Retype, word for word, the lines between the ones holding "Generate a component" and "const yTicks = [0, 5, 10, 15, 20, 25];", inclusive; pictures stay out of the copy.

◆ Supplied material
Begin
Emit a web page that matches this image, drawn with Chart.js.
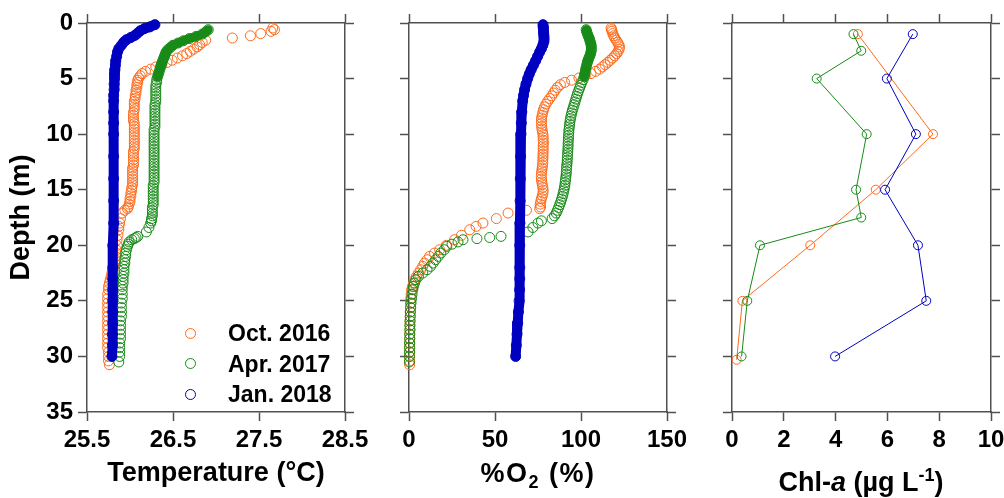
End
Begin
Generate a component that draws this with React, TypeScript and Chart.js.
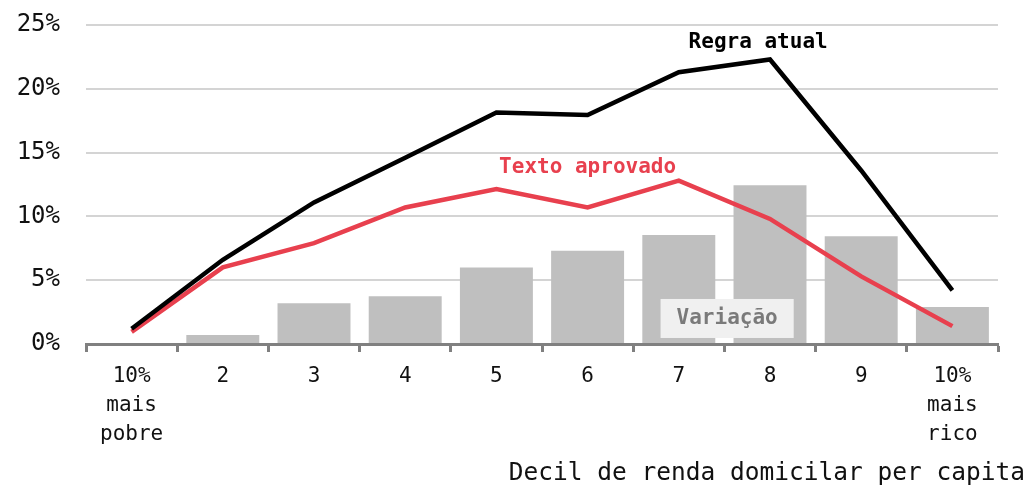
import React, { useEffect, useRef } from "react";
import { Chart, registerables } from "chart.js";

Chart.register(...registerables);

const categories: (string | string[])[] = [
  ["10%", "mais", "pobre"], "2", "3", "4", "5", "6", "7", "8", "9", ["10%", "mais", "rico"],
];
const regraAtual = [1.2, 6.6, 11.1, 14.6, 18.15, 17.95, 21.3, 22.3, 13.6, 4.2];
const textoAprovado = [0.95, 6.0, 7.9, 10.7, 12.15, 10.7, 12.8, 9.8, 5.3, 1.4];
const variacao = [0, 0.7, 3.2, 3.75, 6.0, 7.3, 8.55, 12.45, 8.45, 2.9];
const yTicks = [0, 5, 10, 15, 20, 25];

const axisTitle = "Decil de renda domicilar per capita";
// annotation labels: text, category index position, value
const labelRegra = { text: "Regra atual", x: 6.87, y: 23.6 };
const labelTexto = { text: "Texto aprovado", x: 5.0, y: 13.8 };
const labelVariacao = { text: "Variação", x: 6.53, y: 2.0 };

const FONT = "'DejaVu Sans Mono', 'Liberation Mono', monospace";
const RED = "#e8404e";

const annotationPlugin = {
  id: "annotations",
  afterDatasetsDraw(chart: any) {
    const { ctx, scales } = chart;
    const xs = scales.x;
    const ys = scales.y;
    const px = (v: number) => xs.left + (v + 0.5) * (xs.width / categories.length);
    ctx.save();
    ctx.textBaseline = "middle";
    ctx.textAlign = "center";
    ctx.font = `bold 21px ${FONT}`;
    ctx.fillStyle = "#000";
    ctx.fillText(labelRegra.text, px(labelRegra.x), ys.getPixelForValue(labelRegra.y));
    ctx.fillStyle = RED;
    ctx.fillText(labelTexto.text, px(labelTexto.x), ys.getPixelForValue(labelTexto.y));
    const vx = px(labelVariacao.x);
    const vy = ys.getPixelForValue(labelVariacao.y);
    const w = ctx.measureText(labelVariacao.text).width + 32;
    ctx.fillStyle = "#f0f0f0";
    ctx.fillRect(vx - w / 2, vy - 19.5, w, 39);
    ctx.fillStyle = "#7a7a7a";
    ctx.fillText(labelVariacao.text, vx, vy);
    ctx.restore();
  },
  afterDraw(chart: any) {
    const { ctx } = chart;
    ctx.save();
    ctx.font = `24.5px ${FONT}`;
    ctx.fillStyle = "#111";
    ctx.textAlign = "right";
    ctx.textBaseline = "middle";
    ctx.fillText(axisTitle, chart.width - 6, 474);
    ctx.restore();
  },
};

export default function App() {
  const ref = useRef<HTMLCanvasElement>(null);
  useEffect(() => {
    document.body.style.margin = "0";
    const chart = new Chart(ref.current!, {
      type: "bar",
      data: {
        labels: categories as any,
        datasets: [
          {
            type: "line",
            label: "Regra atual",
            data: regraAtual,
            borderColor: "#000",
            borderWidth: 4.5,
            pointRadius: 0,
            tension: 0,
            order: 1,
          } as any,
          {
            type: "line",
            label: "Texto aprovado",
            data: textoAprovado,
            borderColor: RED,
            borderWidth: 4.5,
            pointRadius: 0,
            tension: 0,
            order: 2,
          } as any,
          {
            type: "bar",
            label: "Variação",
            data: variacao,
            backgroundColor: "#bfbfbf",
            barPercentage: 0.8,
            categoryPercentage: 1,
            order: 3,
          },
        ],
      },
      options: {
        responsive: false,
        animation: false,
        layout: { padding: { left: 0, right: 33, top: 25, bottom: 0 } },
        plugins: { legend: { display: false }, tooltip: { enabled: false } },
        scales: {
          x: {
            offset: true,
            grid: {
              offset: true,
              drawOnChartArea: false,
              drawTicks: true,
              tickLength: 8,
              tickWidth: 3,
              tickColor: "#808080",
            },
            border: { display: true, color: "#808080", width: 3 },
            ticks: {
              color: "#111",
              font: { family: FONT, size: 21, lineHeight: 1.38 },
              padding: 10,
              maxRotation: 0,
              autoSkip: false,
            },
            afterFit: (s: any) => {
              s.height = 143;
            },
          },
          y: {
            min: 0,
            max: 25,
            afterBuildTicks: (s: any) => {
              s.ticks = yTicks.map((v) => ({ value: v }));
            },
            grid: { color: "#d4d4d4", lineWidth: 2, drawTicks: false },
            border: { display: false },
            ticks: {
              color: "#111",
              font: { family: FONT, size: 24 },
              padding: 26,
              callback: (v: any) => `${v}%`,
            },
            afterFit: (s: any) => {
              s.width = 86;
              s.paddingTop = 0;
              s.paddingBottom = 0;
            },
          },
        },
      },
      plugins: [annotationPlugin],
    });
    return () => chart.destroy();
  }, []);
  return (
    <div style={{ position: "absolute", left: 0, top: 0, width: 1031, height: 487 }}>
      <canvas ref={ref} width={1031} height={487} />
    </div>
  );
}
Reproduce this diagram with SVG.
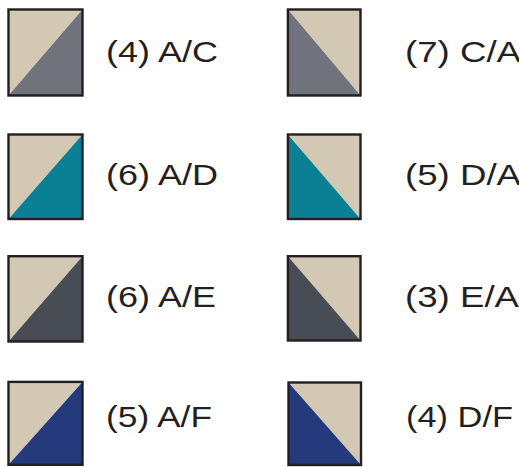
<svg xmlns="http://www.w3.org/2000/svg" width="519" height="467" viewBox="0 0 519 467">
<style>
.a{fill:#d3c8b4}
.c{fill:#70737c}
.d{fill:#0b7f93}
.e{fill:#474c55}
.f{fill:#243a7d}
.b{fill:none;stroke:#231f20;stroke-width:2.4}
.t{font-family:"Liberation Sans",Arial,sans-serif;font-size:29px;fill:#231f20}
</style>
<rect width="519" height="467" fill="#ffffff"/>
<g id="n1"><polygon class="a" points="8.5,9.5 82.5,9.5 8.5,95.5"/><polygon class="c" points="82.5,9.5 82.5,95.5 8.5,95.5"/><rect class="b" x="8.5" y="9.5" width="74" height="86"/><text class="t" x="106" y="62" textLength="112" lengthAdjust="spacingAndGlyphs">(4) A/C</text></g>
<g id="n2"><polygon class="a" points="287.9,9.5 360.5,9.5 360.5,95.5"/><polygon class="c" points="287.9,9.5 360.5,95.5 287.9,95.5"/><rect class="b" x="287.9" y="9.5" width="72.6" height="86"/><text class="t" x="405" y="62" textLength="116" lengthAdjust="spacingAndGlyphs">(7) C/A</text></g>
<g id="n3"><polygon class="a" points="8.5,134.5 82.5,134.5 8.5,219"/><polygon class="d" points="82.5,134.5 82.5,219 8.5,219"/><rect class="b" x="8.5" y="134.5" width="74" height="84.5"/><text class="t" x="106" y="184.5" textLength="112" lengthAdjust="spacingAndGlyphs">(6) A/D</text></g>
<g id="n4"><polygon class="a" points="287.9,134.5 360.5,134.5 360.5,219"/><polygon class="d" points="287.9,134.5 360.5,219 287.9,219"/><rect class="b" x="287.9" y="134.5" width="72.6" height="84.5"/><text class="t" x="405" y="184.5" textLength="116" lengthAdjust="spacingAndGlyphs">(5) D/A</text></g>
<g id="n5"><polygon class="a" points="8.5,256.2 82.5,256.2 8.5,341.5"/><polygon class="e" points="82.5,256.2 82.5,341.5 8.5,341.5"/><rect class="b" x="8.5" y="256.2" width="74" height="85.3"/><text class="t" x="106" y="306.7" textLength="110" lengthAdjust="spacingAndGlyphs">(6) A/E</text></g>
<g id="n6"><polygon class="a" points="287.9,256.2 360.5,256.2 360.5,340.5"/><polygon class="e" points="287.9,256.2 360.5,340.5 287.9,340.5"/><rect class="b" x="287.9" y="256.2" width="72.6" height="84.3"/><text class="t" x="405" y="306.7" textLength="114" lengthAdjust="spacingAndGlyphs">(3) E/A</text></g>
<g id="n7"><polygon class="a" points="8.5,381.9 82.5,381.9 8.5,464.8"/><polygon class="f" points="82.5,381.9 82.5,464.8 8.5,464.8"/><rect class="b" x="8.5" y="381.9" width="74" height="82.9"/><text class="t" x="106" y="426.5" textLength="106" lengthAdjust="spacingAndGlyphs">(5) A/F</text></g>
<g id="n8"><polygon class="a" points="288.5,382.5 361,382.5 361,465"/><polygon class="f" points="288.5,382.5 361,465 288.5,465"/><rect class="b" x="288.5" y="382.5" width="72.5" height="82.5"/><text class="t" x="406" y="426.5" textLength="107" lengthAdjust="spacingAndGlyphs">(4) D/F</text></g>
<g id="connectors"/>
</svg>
End
◆ Result of the exercise
Generate a component that draws this with React, TypeScript and Chart.js.
import React, { useEffect, useRef } from "react";
import { Chart, registerables } from "chart.js";

Chart.register(...registerables);

const categories: (string | string[])[] = [
  ["10%", "mais", "pobre"], "2", "3", "4", "5", "6", "7", "8", "9", ["10%", "mais", "rico"],
];
const regraAtual = [1.2, 6.6, 11.1, 14.6, 18.15, 17.95, 21.3, 22.3, 13.6, 4.2];
const textoAprovado = [0.95, 6.0, 7.9, 10.7, 12.15, 10.7, 12.8, 9.8, 5.3, 1.4];
const variacao = [0, 0.7, 3.2, 3.75, 6.0, 7.3, 8.55, 12.45, 8.45, 2.9];
const yTicks = [0, 5, 10, 15, 20, 25];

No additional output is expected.